What the task requires:
Quote exactly, and only, the lines from the one with "Convert this chart to Apache ECharts code." down to the one with "const times = ['2024-03-14", both included.

Data excerpts:

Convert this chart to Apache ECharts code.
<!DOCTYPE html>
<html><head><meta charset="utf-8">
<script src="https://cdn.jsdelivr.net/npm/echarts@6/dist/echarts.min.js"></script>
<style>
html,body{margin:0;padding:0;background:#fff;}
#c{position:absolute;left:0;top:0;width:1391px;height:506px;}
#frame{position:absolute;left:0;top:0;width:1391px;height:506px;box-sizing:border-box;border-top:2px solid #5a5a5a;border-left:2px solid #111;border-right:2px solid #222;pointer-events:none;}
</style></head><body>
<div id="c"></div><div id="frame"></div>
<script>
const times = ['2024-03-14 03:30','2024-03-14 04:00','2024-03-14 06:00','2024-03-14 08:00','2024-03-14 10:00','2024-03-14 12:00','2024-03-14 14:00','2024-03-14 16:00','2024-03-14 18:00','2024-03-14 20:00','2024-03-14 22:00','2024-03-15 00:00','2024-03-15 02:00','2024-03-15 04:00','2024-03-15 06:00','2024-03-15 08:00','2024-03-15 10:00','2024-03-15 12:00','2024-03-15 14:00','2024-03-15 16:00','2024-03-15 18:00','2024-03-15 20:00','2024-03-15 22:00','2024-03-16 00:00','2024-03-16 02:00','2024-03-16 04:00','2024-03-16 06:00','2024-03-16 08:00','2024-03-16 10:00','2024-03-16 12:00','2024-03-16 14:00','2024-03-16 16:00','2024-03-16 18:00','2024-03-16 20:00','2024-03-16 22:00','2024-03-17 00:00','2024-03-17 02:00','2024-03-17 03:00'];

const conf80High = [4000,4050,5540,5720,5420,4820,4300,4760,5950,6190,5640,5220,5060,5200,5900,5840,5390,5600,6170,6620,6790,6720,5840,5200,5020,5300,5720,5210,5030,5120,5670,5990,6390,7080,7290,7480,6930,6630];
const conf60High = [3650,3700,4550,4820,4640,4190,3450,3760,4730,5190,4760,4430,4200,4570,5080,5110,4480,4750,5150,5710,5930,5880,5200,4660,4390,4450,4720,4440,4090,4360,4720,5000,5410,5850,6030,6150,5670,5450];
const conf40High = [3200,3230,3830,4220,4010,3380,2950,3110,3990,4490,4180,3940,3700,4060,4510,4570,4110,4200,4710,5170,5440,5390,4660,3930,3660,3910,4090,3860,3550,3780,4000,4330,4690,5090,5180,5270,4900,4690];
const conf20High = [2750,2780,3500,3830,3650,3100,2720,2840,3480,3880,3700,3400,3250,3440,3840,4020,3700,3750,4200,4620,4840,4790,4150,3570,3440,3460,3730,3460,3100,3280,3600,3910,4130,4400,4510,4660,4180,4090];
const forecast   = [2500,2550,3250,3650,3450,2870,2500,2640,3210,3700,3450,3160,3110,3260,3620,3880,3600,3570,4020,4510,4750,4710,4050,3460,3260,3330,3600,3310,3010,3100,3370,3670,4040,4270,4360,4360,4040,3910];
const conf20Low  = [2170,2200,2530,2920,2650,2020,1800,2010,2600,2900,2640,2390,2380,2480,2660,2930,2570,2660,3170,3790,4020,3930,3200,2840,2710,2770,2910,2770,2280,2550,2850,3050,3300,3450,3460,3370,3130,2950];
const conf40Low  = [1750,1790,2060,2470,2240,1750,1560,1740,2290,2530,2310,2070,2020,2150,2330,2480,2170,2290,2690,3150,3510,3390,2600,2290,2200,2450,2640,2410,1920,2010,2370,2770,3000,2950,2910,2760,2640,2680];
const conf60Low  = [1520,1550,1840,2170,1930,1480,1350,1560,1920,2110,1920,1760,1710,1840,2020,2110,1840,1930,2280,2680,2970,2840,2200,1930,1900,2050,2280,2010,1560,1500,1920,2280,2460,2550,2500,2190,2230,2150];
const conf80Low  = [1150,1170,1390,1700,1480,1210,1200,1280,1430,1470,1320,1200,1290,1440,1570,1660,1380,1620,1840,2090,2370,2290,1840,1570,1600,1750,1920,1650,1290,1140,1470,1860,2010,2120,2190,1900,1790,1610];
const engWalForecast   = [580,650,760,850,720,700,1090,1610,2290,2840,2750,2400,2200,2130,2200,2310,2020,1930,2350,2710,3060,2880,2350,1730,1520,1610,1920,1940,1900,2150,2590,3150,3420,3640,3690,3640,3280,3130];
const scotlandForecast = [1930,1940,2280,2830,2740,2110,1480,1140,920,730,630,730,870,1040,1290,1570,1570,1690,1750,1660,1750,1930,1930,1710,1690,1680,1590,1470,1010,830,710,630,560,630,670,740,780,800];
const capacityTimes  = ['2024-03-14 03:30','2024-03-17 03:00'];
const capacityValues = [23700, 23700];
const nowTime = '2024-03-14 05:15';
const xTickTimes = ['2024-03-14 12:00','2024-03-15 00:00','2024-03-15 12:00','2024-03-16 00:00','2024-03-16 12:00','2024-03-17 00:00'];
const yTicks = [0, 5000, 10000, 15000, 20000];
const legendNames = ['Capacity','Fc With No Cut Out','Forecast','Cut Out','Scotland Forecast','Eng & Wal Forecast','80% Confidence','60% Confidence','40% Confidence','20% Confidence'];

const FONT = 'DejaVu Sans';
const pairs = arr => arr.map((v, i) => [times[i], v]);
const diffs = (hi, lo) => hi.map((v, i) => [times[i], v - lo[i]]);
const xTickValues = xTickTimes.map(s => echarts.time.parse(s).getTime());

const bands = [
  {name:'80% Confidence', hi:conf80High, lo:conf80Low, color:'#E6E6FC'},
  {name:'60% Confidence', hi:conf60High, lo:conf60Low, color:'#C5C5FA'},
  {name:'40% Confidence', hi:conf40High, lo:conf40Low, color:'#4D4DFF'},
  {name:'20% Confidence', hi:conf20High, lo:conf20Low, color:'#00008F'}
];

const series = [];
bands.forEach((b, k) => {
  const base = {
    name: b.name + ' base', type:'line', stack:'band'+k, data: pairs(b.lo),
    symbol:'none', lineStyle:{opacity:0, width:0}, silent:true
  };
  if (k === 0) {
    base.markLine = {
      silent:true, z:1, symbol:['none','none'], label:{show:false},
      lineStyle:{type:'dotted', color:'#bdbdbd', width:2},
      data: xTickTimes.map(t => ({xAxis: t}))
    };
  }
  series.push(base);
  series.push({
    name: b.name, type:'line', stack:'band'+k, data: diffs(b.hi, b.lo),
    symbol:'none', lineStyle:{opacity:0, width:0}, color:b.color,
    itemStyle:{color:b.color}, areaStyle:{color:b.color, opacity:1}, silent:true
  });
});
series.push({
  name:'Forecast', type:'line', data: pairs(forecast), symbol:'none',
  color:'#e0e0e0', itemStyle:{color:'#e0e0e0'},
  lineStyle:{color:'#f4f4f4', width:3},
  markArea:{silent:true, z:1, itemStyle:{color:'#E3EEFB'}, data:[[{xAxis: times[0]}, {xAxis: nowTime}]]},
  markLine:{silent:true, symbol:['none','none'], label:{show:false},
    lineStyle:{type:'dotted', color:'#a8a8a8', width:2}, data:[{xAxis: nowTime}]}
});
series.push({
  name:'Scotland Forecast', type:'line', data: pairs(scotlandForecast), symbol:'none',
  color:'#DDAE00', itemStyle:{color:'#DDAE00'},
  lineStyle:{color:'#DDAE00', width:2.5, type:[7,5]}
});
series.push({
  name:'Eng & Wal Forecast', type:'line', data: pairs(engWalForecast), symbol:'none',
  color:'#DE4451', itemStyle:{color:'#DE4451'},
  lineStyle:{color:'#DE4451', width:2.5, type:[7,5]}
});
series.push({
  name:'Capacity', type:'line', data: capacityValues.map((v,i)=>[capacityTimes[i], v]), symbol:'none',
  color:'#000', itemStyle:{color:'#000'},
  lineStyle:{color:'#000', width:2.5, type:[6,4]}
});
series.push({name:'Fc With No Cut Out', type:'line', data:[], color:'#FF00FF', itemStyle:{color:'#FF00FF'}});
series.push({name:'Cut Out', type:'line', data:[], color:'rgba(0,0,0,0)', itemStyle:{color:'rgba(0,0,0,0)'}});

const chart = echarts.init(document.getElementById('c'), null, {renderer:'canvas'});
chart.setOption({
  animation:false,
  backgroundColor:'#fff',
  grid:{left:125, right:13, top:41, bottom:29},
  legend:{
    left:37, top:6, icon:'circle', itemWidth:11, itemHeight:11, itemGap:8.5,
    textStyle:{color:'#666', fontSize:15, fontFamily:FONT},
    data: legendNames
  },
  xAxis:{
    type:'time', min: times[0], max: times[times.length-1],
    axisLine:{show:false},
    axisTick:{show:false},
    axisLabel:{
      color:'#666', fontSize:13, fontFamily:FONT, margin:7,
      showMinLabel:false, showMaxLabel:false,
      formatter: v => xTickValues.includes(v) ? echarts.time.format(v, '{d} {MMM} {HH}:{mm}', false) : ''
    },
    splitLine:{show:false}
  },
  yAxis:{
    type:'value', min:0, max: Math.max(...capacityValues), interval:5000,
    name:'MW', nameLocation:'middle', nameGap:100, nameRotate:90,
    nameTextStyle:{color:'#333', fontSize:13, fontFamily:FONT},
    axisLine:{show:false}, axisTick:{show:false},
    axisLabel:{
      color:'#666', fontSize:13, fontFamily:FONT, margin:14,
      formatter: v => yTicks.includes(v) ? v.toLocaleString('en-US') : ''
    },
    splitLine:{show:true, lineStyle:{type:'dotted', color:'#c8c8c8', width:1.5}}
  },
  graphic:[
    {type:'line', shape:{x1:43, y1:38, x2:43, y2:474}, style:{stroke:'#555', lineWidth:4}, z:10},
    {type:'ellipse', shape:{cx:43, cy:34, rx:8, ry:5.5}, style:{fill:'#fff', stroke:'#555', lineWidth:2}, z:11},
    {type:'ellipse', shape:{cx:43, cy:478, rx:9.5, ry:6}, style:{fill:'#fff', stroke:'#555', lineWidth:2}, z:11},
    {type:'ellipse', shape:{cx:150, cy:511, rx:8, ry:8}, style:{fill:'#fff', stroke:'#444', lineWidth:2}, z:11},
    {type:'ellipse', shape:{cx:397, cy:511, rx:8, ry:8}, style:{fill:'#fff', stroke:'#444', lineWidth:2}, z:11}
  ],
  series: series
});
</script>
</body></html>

...

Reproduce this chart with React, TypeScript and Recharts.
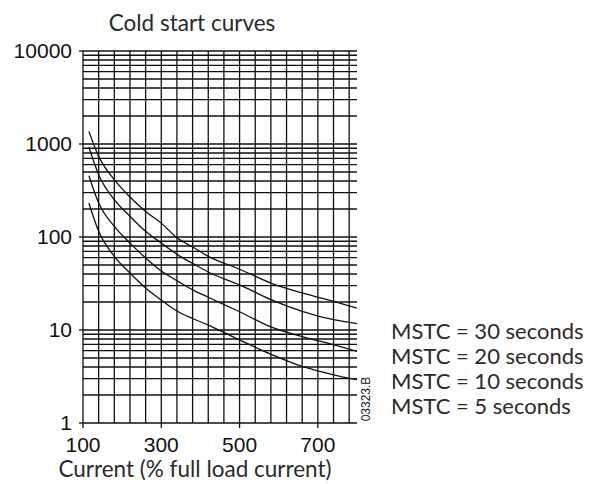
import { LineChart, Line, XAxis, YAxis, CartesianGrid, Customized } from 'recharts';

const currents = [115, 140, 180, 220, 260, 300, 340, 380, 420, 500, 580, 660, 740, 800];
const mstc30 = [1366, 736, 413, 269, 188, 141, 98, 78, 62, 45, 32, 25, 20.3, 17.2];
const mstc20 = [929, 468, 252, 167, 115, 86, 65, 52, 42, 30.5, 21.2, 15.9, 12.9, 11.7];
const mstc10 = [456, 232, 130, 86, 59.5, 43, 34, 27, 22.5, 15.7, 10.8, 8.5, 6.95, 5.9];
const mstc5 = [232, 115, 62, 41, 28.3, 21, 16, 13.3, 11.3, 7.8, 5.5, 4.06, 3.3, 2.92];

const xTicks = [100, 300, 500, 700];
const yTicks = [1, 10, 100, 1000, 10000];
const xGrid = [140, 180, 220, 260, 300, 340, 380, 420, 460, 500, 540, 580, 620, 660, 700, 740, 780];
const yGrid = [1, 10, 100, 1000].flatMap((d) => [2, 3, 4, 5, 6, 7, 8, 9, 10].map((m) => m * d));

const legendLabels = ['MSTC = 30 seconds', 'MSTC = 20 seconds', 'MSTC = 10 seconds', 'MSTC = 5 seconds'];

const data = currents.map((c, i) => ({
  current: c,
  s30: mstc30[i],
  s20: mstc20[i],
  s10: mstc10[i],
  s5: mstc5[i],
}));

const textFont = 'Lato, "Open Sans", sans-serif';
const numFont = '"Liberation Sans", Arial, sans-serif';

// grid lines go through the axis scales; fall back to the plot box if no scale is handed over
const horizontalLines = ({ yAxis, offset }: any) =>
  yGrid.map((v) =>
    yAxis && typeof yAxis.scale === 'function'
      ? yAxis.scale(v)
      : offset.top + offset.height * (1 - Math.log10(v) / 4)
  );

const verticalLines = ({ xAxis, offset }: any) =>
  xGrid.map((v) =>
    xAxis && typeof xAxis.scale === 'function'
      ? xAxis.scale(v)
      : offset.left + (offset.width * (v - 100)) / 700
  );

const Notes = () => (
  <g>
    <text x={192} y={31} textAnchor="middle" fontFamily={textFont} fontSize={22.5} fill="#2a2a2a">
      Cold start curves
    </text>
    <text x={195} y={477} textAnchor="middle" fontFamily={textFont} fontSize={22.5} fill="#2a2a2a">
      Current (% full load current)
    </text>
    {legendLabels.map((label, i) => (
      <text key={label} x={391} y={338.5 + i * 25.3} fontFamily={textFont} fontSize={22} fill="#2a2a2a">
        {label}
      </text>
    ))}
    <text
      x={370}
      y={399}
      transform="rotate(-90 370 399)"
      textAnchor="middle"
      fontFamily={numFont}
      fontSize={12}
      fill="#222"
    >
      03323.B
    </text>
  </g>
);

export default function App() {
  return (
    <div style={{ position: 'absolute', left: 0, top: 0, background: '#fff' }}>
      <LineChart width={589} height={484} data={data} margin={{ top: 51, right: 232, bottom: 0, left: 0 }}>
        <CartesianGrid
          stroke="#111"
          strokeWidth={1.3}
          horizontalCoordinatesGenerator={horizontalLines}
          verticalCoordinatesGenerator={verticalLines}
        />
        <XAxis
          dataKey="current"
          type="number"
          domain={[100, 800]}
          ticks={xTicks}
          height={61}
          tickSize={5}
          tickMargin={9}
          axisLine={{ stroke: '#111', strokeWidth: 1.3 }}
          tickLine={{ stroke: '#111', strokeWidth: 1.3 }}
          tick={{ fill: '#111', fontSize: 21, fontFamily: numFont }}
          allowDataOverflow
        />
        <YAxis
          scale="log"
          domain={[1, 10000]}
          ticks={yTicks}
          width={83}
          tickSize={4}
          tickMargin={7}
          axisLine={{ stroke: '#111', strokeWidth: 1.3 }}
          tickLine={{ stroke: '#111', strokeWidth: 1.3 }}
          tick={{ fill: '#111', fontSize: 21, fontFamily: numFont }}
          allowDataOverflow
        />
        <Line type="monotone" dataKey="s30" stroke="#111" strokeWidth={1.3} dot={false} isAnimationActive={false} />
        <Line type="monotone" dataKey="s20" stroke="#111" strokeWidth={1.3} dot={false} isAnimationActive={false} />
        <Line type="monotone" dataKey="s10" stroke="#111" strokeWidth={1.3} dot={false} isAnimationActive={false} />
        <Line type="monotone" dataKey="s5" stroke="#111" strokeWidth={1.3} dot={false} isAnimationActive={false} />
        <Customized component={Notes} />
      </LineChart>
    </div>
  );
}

...

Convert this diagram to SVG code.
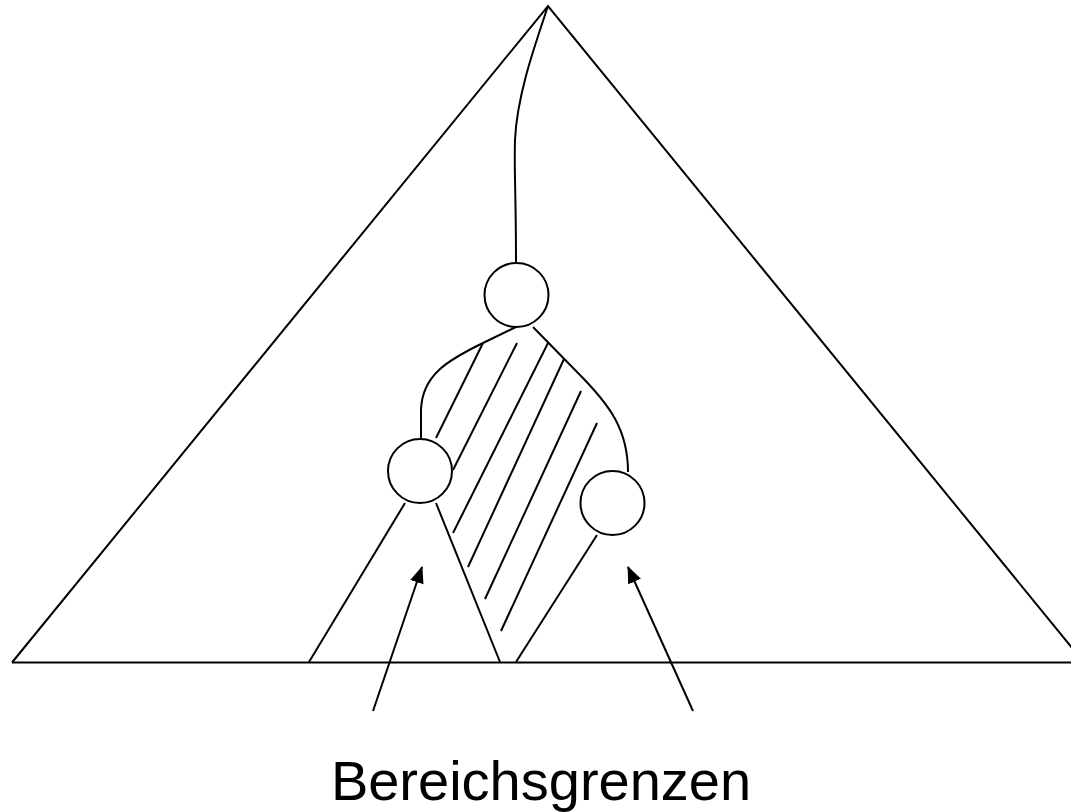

Correct result:
Convert this chart to Apache ECharts code.
<!DOCTYPE html>
<html><head><meta charset="utf-8">
<script src="https://cdn.jsdelivr.net/npm/echarts@6/dist/echarts.min.js"></script>
<style>
html,body{margin:0;padding:0;background:#fff;}
#c{position:absolute;left:0;top:0;width:1391px;height:506px;}
#frame{position:absolute;left:0;top:0;width:1391px;height:506px;box-sizing:border-box;border-top:2px solid #5a5a5a;border-left:2px solid #111;border-right:2px solid #222;pointer-events:none;}
</style></head><body>
<div id="c"></div><div id="frame"></div>
<script>
const times = ['2024-03-14 03:30','2024-03-14 04:00','2024-03-14 06:00','2024-03-14 08:00','2024-03-14 10:00','2024-03-14 12:00','2024-03-14 14:00','2024-03-14 16:00','2024-03-14 18:00','2024-03-14 20:00','2024-03-14 22:00','2024-03-15 00:00','2024-03-15 02:00','2024-03-15 04:00','2024-03-15 06:00','2024-03-15 08:00','2024-03-15 10:00','2024-03-15 12:00','2024-03-15 14:00','2024-03-15 16:00','2024-03-15 18:00','2024-03-15 20:00','2024-03-15 22:00','2024-03-16 00:00','2024-03-16 02:00','2024-03-16 04:00','2024-03-16 06:00','2024-03-16 08:00','2024-03-16 10:00','2024-03-16 12:00','2024-03-16 14:00','2024-03-16 16:00','2024-03-16 18:00','2024-03-16 20:00','2024-03-16 22:00','2024-03-17 00:00','2024-03-17 02:00','2024-03-17 03:00'];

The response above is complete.